Depuis qu’il a refusé de signer un accord avec le Fonds monétaire international (FMI) sur un prêt de 1,9 milliard de dollars (1,8 milliard d’euros) , en raison des conditionnalités qui y étaient attachées, le chef d’Etat tunisien voit ses options se raréfier. L’Arabie saoudite, sollicitée pour un appui financier, pose le préalable de la conclusion de l’accord avec le FMI. Le Qatar exige un compromis avec le parti issu de la matrice islamiste Ennahda, dont M. Saïed a fait emprisonner nombre de dirigeants, y compris son chef historique, Rached Ghannouchi. Quant à une aide des Emirats arabes unis, elle se heurterait à l’opposition de l’Algérie. La proximité entre Abou Dhabi et le Maroc, sur fond de normalisation des deux pays avec Israël en 2020, a en effet déclenché une crise ouverte entre Algériens et Emiratis.
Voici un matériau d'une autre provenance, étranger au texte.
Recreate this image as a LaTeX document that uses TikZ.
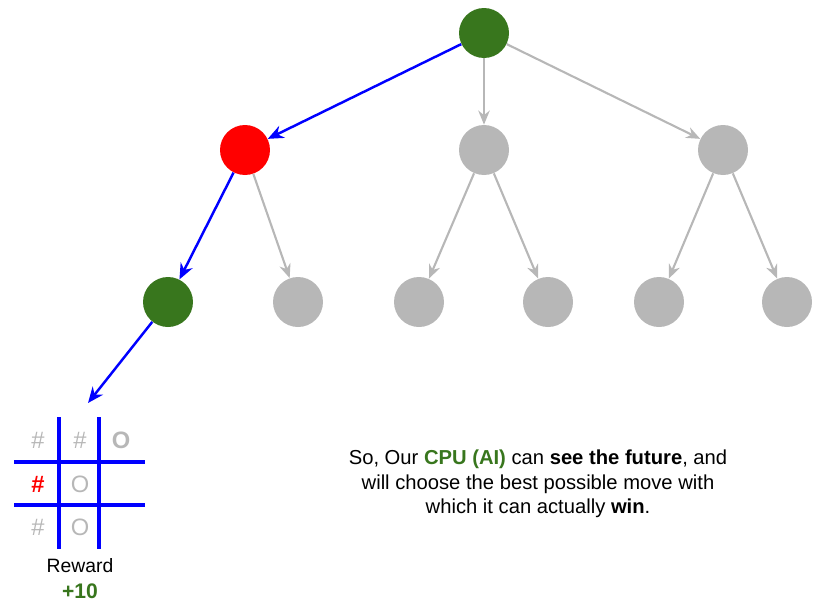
\documentclass[tikz,border=0pt]{standalone}
\usepackage{fontspec}
\setmainfont{Liberation Sans}
\usepackage{xcolor}
\usetikzlibrary{arrows.meta,positioning}
\definecolor{leafgreen}{HTML}{38761D}
\definecolor{hotred}{HTML}{FF0000}
\definecolor{softgray}{HTML}{B7B7B7}
\definecolor{pathblue}{HTML}{0000FF}
\tikzset{
  state/.style={circle,minimum size=1cm,inner sep=0pt,fill=#1},
  grayedge/.style={draw=softgray,line width=1.2pt,-{Stealth[length=8pt,width=6.5pt]}},
  blueedge/.style={draw=pathblue,line width=1.4pt,-{Stealth[length=9pt,width=7.5pt]}},
  gridline/.style={draw=pathblue,line width=2.3pt},
  cell/.style={font=\fontsize{13.5}{13.5}\selectfont,text=softgray},
}
\begin{document}
\begin{tikzpicture}[x=0.02cm,y=-0.02cm]
  \useasboundingbox (0,0) rectangle (821,609);
  % tree
  \node[state=leafgreen] (root) at (484,33) {};
  \node[state=hotred] (l) at (245,150) {};
  \node[state=softgray] (m) at (484,150) {};
  \node[state=softgray] (r) at (723,150) {};
  \node[state=leafgreen] (ll) at (168,302) {};
  \node[state=softgray] (lr) at (298,302) {};
  \node[state=softgray] (ml) at (419,302) {};
  \node[state=softgray] (mr) at (548,302) {};
  \node[state=softgray] (rl) at (659,302) {};
  \node[state=softgray] (rr) at (787,302) {};
  \coordinate (board) at (88,403);
  \draw[blueedge] (root) -- (l);
  \draw[grayedge] (root) -- (m);
  \draw[grayedge] (root) -- (r);
  \draw[blueedge] (l) -- (ll);
  \draw[grayedge] (l) -- (lr);
  \draw[grayedge] (m) -- (ml);
  \draw[grayedge] (m) -- (mr);
  \draw[grayedge] (r) -- (rl);
  \draw[grayedge] (r) -- (rr);
  \draw[blueedge] (ll) -- (board);
  % board
  \draw[gridline] (59,417) -- (59,549);
  \draw[gridline] (99,417) -- (99,549);
  \draw[gridline] (14,462) -- (145,462);
  \draw[gridline] (14,505) -- (145,505);
  \node[cell] (c11) at (38,440) {\#};
  \node[cell] (c12) at (80,440) {\#};
  \node[cell] (c13) at (121,440) {\textbf{O}};
  \node[cell,text=hotred] (c21) at (38,484) {\textbf{\#}};
  \node[cell] (c22) at (80,484) {O};
  \node[cell] (c31) at (38,527) {\#};
  \node[cell] (c32) at (80,527) {O};
  \node[font=\fontsize{11}{12}\selectfont] (reward) at (80,566) {Reward};
  \node[font=\fontsize{12}{12}\selectfont\bfseries,text=leafgreen] (score) at (80,591) {+10};
  % caption
  \node[align=center,font=\fontsize{11.5}{14}\selectfont] (note) at (538,484)
    {So, Our \textcolor{leafgreen}{\textbf{CPU (AI)}} can \textbf{see the future}, and\\
     will choose the best possible move with\\
     which it can actually \textbf{win}.};
\end{tikzpicture}
\end{document}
Dans ce contexte, un rapprochement avec l’Iran s’opérerait d’autant plus facilement que certains cercles entourant Kaïs Saïed entretiennent des liens de longue date avec la République islamique. Le propre frère du chef d’Etat, Naoufel Saïed, qui officie comme conseiller en coulisses, est historiquement issu du courant dit « de la gauche islamique », un mouvement qui s’était reconnu à la fin des années 1970 dans les écrits d’Ali Shariati (1933-1977), considéré comme l’un des précurseurs de la révolution iranienne de 1979. Naoufel Saïed est coutumier des déclarations pro-Téhéran. Au plus fort de la guerre en Syrie, il s’était notamment illustré dans une réunion en défendant « l’idée que le “terrorisme” de la rébellion était un complot des Etats-Unis et de l’Arabie saoudite contre la Syrie, la Russie et la renaissance iranienne », se souvient un témoin direct de ces échanges. Aussi le tropisme iranien de Kaïs Saïed, s’il devait se confirmer, ne surgirait-il pas de nulle part.